● **PROVIDED MATERIAL**:
** BEGIN **
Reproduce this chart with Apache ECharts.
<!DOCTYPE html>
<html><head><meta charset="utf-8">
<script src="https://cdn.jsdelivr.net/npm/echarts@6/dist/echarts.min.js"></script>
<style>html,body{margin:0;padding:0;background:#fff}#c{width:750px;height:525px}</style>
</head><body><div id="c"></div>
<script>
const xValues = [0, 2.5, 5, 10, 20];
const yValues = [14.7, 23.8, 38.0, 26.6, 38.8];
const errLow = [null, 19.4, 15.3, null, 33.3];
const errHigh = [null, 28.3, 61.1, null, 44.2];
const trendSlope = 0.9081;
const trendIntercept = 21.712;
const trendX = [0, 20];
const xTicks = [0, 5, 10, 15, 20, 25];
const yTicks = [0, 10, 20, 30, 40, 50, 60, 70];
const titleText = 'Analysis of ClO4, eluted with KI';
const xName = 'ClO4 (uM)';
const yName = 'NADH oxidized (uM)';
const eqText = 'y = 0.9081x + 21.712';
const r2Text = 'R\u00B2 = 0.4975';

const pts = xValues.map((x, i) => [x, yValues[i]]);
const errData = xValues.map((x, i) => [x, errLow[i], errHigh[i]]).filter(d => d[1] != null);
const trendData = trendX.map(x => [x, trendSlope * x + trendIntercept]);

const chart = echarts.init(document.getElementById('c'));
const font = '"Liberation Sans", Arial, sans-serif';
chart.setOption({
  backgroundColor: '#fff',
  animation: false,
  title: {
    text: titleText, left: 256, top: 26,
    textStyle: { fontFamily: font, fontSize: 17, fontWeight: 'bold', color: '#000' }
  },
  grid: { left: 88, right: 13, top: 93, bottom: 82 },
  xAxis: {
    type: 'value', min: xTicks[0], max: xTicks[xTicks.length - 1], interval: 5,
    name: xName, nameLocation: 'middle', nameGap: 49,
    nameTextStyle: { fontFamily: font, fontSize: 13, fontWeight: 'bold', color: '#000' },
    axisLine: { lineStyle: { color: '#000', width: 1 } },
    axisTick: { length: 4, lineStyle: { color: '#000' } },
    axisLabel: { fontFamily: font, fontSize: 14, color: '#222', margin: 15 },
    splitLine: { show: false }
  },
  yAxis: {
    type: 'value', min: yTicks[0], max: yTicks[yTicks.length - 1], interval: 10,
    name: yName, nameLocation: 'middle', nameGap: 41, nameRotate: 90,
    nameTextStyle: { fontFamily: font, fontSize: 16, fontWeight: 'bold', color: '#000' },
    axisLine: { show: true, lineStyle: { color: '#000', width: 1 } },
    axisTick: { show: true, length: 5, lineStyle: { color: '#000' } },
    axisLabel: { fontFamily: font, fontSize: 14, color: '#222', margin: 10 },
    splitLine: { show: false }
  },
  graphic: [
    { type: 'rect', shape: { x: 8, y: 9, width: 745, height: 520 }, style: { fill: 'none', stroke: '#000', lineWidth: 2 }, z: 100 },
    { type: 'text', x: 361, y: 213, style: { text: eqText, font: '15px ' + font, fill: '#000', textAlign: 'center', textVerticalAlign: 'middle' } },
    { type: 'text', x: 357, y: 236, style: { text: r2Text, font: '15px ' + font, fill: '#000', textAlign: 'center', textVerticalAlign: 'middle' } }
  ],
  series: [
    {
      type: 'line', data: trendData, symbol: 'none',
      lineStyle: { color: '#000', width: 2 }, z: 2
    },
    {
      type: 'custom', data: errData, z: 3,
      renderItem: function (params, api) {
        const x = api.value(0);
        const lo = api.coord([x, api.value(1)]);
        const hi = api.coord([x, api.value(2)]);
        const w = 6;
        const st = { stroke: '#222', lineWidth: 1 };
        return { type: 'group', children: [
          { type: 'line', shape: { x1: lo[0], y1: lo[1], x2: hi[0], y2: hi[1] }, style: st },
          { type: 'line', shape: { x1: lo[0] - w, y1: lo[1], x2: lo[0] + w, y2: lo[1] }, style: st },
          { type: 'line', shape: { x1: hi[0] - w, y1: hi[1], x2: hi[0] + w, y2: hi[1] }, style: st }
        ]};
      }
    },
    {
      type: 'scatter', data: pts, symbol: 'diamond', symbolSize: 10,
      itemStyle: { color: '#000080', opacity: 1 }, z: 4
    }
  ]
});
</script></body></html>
** END **
● **TASK OBJECTIVE**: Your task is to return the full listing exactly as it was given.

● **EXERCISE SOLUTION**:
Reproduce this chart with Apache ECharts.
<!DOCTYPE html>
<html><head><meta charset="utf-8">
<script src="https://cdn.jsdelivr.net/npm/echarts@6/dist/echarts.min.js"></script>
<style>html,body{margin:0;padding:0;background:#fff}#c{width:750px;height:525px}</style>
</head><body><div id="c"></div>
<script>
const xValues = [0, 2.5, 5, 10, 20];
const yValues = [14.7, 23.8, 38.0, 26.6, 38.8];
const errLow = [null, 19.4, 15.3, null, 33.3];
const errHigh = [null, 28.3, 61.1, null, 44.2];
const trendSlope = 0.9081;
const trendIntercept = 21.712;
const trendX = [0, 20];
const xTicks = [0, 5, 10, 15, 20, 25];
const yTicks = [0, 10, 20, 30, 40, 50, 60, 70];
const titleText = 'Analysis of ClO4, eluted with KI';
const xName = 'ClO4 (uM)';
const yName = 'NADH oxidized (uM)';
const eqText = 'y = 0.9081x + 21.712';
const r2Text = 'R\u00B2 = 0.4975';

const pts = xValues.map((x, i) => [x, yValues[i]]);
const errData = xValues.map((x, i) => [x, errLow[i], errHigh[i]]).filter(d => d[1] != null);
const trendData = trendX.map(x => [x, trendSlope * x + trendIntercept]);

const chart = echarts.init(document.getElementById('c'));
const font = '"Liberation Sans", Arial, sans-serif';
chart.setOption({
  backgroundColor: '#fff',
  animation: false,
  title: {
    text: titleText, left: 256, top: 26,
    textStyle: { fontFamily: font, fontSize: 17, fontWeight: 'bold', color: '#000' }
  },
  grid: { left: 88, right: 13, top: 93, bottom: 82 },
  xAxis: {
    type: 'value', min: xTicks[0], max: xTicks[xTicks.length - 1], interval: 5,
    name: xName, nameLocation: 'middle', nameGap: 49,
    nameTextStyle: { fontFamily: font, fontSize: 13, fontWeight: 'bold', color: '#000' },
    axisLine: { lineStyle: { color: '#000', width: 1 } },
    axisTick: { length: 4, lineStyle: { color: '#000' } },
    axisLabel: { fontFamily: font, fontSize: 14, color: '#222', margin: 15 },
    splitLine: { show: false }
  },
  yAxis: {
    type: 'value', min: yTicks[0], max: yTicks[yTicks.length - 1], interval: 10,
    name: yName, nameLocation: 'middle', nameGap: 41, nameRotate: 90,
    nameTextStyle: { fontFamily: font, fontSize: 16, fontWeight: 'bold', color: '#000' },
    axisLine: { show: true, lineStyle: { color: '#000', width: 1 } },
    axisTick: { show: true, length: 5, lineStyle: { color: '#000' } },
    axisLabel: { fontFamily: font, fontSize: 14, color: '#222', margin: 10 },
    splitLine: { show: false }
  },
  graphic: [
    { type: 'rect', shape: { x: 8, y: 9, width: 745, height: 520 }, style: { fill: 'none', stroke: '#000', lineWidth: 2 }, z: 100 },
    { type: 'text', x: 361, y: 213, style: { text: eqText, font: '15px ' + font, fill: '#000', textAlign: 'center', textVerticalAlign: 'middle' } },
    { type: 'text', x: 357, y: 236, style: { text: r2Text, font: '15px ' + font, fill: '#000', textAlign: 'center', textVerticalAlign: 'middle' } }
  ],
  series: [
    {
      type: 'line', data: trendData, symbol: 'none',
      lineStyle: { color: '#000', width: 2 }, z: 2
    },
    {
      type: 'custom', data: errData, z: 3,
      renderItem: function (params, api) {
        const x = api.value(0);
        const lo = api.coord([x, api.value(1)]);
        const hi = api.coord([x, api.value(2)]);
        const w = 6;
        const st = { stroke: '#222', lineWidth: 1 };
        return { type: 'group', children: [
          { type: 'line', shape: { x1: lo[0], y1: lo[1], x2: hi[0], y2: hi[1] }, style: st },
          { type: 'line', shape: { x1: lo[0] - w, y1: lo[1], x2: lo[0] + w, y2: lo[1] }, style: st },
          { type: 'line', shape: { x1: hi[0] - w, y1: hi[1], x2: hi[0] + w, y2: hi[1] }, style: st }
        ]};
      }
    },
    {
      type: 'scatter', data: pts, symbol: 'diamond', symbolSize: 10,
      itemStyle: { color: '#000080', opacity: 1 }, z: 4
    }
  ]
});
</script></body></html>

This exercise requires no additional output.